Leslie Wilkins, assistant director for Cortland Prevention Resources, a division of Family Counseling Services, spoke about the progress and updates on youth issues.
She worked in conjunction with Cortland Area Communities that Care to reduce substance abuse and provide positive activities for local youths.
For instance, Cortland County’s teen pregnancy rate is 14.4 pregnancies per 1,000 teens as of 2009, the last year data was available.

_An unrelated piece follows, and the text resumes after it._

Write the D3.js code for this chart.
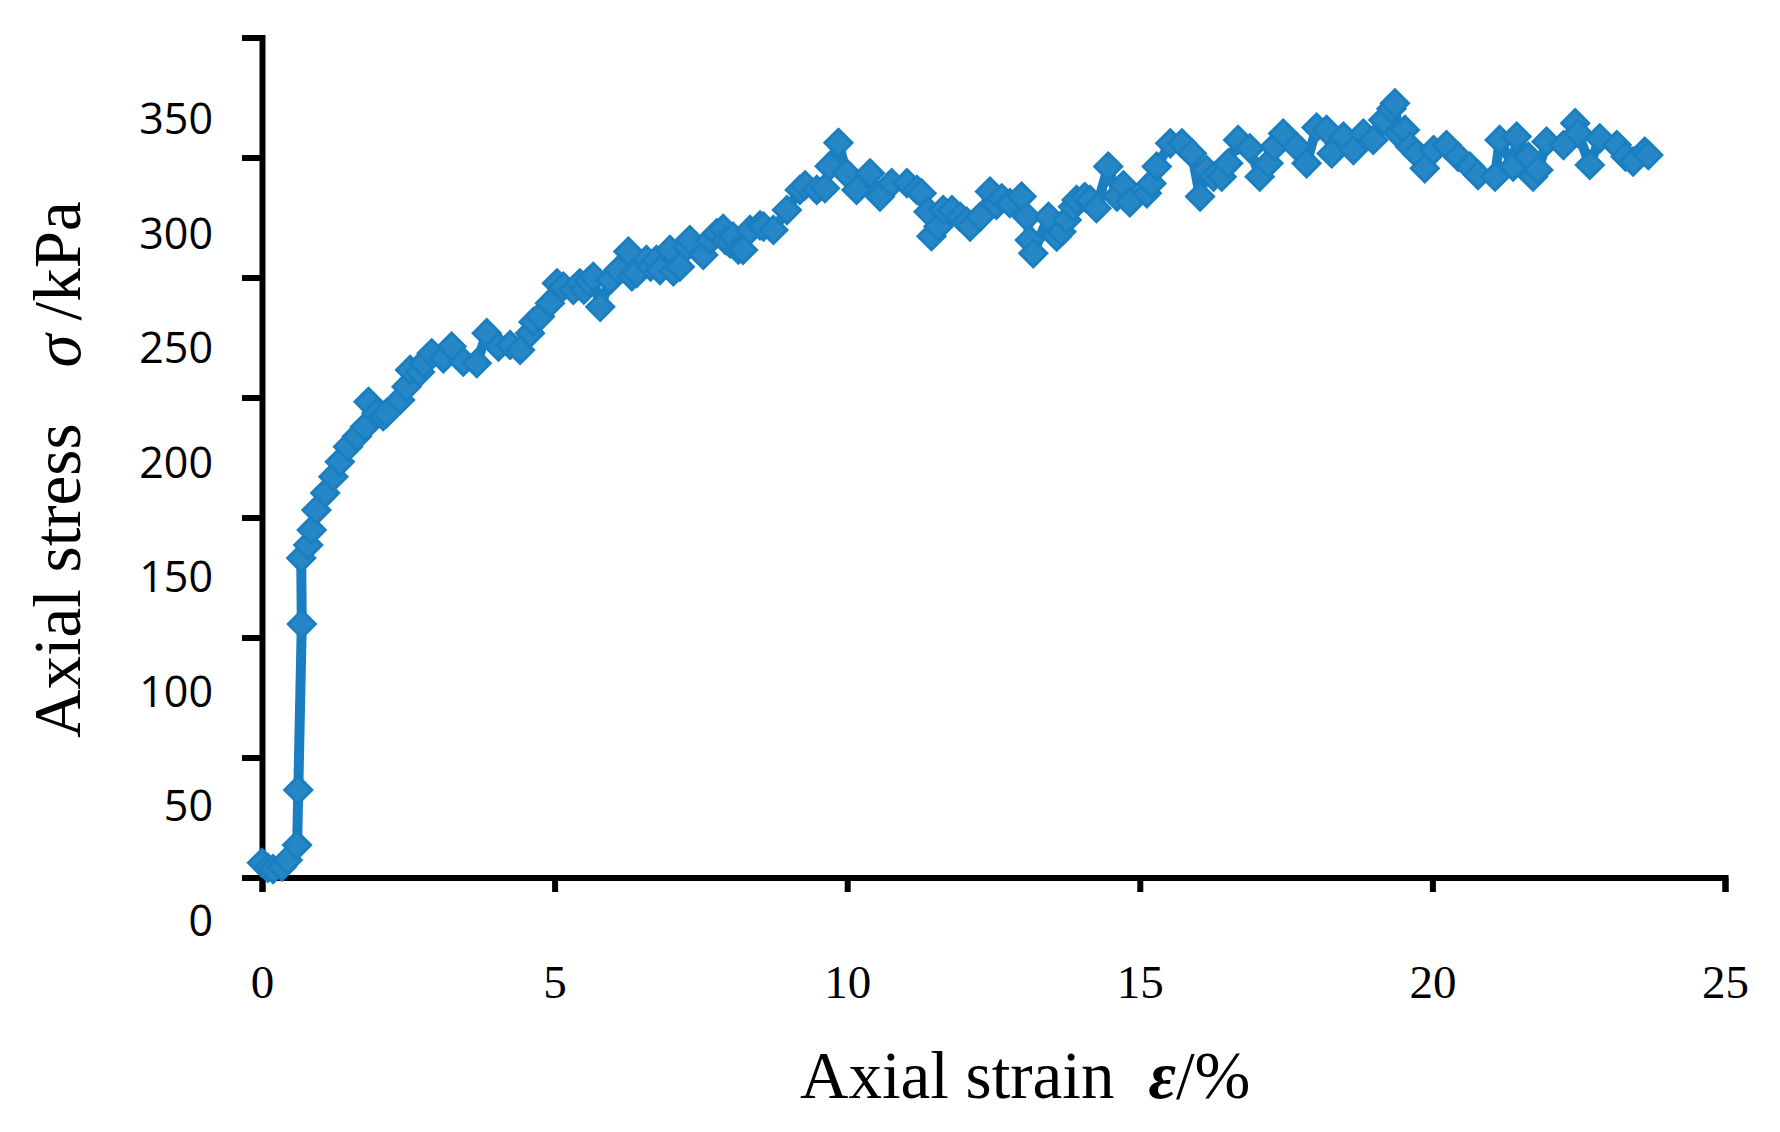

That is far below the state average of 31.4 per 1,000.
The county did not fare well in reports of children being mistreated or abused, The county’s rate is at 40 percent as of 2010, while the state rate is 18.6 percent.
The youth goals include increasing access to family and parenting resources by increasing community awareness that these programs are there to help.
Chris Carrick, energy program manager for Central New York Regional Planning Development Board, spoke about the region’s sustainability and energy plan. He said education such as workshops to educate the community on sustainability are a step toward meeting the goal of the community becoming more sustainable, or energy efficient.
Steve Cinquanti, owner of Cinquanti Real Estate, spoke about local housing issues, focusing on awareness and education about issues through news media and public events.
He said progress and tracking all issues will help “prioritize outreach efforts and future strategies.” He also focused on how current housing can be fixed up and how new neighborhoods can be developed.
Garry VanGorder executive director of the Cortland County Business Development Corp. and Industrial Development Agency, closed out the meeting by speaking about economic issues.